2.2.4. Discussion de la deuxième série d’expériences

L'objectif de la présente étude était de démontrer que la probabilité de récupération d'un item est proportionnelle à sa distinctivité spatiale par rapport aux autres éléments qui ont été encodés simultanément. Dans notre hypothèse de distinctivité spatiale, plus un élément est spatialement isolé des autres items, plus sa trace mnésique doit être discriminée des traces des autres éléments. Nous proposons donc qu’un contexte spatial puisse augmenter l’efficacité de la récupération pendant la phase test même si le contexte d’origine n’est pas restaurés en test, contrairement l’idée proposé par Smith et Hunt (2000), et même si ce contexte n’a aucune pertinence dans la tâche demandée.

Quand nous avons choisi la configuration distinctive, nous avons fait en sorte que, visuellement, la distance entre les objets présentés soit plus importante en position périphérique qu’en position centrale, cette distance permettant en quelque sorte de « marquer » la trace. L’idée de base était aussi que dans la configuration non distinctive, étant donné que la distance entre les objets était la même en position centrale et en position périphérique, il n’y aurait aucun « marquage » des traces mnésiques dans ce cas là. Les résultats de notre expérience confirment totalement nos suppositions. Dans la condition distinctive, les items encodés dans la position périphérique ont été catégorisés plus rapidement que les items encodés dans la position centrale. Par ailleurs, quand la distance entre les items est contrôlée (dans la configuration non distinctive), aucune différence n’apparaît entre les items encodés dans les positions périphérique et centrale. En même temps, il est difficile de dire quand et dans quelle mesure les distances entre les objets fournissent un repère distinctif. Par conséquent, une suite intéressante des recherches ultérieures pourrait être d'examiner le seuil de distance à partir duquel une cible devient distinctive en comparant différentes distances.

Ainsi, par analogie avec la perception visuelle, nous avons démontré que l’insertion d’un l’espace dans le champ visuel peut rendre un item plus distinctif spatialement dans le même sens que l’insertion d’une intervalle entre l’apparition des items d’une liste peut les rendre plus distinctifs temporellement.

Un autre objectif de notre recherche était de montrer que cet effet de distinctivité pouvait être révélé avec une tâche implicite de la mémoire.
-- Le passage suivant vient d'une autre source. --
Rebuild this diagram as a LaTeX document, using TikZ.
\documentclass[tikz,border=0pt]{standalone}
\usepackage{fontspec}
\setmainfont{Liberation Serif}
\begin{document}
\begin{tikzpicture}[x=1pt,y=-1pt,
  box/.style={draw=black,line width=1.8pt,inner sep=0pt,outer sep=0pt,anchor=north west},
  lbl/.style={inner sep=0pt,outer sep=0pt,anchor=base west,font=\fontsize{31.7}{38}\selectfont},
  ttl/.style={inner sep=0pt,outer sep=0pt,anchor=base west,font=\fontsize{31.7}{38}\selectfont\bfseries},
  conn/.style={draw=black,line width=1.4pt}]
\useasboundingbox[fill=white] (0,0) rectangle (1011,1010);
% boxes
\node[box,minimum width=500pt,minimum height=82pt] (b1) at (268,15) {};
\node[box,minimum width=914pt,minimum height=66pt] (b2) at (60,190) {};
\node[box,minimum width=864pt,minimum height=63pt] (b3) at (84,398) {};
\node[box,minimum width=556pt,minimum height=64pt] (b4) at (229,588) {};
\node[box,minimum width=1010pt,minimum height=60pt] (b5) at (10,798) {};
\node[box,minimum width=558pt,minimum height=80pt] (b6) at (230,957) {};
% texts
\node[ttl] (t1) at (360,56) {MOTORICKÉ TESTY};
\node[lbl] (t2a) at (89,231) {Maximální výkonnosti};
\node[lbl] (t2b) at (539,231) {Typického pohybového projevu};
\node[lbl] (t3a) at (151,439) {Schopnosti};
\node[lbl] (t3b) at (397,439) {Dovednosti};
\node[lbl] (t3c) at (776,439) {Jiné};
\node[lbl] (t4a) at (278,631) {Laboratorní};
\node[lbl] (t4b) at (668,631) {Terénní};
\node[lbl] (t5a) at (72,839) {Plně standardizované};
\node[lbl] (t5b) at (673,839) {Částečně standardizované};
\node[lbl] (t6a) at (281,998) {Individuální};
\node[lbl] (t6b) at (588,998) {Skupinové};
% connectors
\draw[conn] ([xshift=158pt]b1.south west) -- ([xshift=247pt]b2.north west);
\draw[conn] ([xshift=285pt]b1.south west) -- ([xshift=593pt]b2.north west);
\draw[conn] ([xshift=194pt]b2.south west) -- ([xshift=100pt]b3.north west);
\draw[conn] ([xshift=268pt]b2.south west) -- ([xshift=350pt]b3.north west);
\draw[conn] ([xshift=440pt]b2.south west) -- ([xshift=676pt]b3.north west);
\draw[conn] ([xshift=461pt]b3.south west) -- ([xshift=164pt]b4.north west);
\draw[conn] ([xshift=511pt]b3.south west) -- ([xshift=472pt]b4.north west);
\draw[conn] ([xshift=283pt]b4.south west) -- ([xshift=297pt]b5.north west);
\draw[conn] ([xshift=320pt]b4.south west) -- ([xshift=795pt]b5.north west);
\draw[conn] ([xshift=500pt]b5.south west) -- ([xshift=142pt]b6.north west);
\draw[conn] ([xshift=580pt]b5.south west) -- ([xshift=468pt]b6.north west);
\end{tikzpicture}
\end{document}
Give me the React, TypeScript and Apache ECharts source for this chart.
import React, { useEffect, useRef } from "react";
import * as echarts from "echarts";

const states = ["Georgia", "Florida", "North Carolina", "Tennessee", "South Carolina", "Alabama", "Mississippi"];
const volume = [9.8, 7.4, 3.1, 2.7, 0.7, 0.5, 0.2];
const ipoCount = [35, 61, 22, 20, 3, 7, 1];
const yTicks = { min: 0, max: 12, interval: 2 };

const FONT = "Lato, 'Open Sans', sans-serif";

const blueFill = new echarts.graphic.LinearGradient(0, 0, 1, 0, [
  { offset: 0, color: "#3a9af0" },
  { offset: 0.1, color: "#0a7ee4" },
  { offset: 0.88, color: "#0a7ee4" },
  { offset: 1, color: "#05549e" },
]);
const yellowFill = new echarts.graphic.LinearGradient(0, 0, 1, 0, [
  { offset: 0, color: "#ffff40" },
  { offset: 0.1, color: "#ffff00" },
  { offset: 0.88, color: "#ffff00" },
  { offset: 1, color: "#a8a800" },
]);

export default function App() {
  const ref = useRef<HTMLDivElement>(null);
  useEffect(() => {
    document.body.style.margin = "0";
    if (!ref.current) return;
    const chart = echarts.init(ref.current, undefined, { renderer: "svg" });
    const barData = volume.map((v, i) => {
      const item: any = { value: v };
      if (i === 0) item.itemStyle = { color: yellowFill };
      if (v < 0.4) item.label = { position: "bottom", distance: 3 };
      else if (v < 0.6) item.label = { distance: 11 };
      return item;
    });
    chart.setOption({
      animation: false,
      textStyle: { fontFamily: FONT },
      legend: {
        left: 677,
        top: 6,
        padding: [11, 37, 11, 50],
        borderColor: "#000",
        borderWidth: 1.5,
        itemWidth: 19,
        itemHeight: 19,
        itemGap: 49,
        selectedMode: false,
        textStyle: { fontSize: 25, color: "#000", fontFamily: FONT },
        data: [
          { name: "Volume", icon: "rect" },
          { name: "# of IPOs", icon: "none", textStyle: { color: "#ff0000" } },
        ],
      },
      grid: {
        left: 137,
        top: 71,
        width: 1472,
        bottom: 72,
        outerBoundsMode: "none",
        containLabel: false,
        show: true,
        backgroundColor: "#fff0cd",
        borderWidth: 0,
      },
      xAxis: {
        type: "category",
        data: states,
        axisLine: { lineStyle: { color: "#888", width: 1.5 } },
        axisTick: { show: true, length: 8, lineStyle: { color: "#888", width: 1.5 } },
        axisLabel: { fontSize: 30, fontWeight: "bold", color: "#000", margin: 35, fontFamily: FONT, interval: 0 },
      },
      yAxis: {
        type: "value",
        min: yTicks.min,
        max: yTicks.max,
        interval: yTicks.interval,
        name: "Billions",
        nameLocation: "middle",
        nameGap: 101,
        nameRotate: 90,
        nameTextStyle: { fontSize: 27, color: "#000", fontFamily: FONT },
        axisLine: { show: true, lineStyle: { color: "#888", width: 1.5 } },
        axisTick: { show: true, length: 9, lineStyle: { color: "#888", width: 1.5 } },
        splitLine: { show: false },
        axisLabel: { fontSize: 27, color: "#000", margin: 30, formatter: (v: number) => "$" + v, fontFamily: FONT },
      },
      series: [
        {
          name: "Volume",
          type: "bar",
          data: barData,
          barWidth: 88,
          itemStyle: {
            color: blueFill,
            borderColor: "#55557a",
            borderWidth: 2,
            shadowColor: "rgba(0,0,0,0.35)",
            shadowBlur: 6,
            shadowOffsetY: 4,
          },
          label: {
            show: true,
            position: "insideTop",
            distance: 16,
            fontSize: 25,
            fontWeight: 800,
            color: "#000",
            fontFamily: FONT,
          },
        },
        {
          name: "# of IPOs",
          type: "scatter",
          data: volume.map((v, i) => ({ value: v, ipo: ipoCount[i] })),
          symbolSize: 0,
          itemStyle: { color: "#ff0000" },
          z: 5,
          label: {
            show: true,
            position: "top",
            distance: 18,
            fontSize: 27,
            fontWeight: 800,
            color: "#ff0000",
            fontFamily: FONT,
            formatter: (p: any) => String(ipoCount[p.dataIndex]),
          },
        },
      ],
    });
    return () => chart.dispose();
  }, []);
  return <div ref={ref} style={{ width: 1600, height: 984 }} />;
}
En effet, contrairement aux postulats faits dans la littérature (e.g. Rajaram, 1998; Smith & Hunt, 2000), qui supposent que l’effet de distinctivité est uniquement observable avec des tâches explicites de la mémoire, nous avons réussi une nouvelle fois à montrer que cette tâche de catégorisation pouvait être sensible à l’effet de distinctivité spatial.

De plus, pour Smith et Hunt (2000), des instructions impliquant un encodage intentionnel et des instructions faisant explicitement référence à l’épisode d’encodage sont nécessaires pour la réinjection du contexte d’origine ; c’est ce qui permettrait l’effet de distinctivité. Dans le paradigme présenté ici, les sujets n’ont reçu aucune instruction particulière pour mémoriser l’emplacement des items ou pour les mémoriser explicitement. Ils n’ont pas non plus été incités à récupérer, lors de la phase test, le contexte spatial présenté pendant la phase d’encodage. Le contexte d’encodage n’a d’ailleurs pas été conservé pendant la phase test, puisque tous les objets ont été catégorisés au centre de l’écran. De ce fait, nos résultats sont dans la lignée de ceux qui sont obtenus par Geraci et Rajaram (2004) qui indiquent que l’effet de distinctivité peut émerger en l’absence de recollection pendant la phase test. Dans notre expérience, cet effet s’est totalement construit au moment de l’encodage, donc lors de la construction de traces plus ou moins distinctives.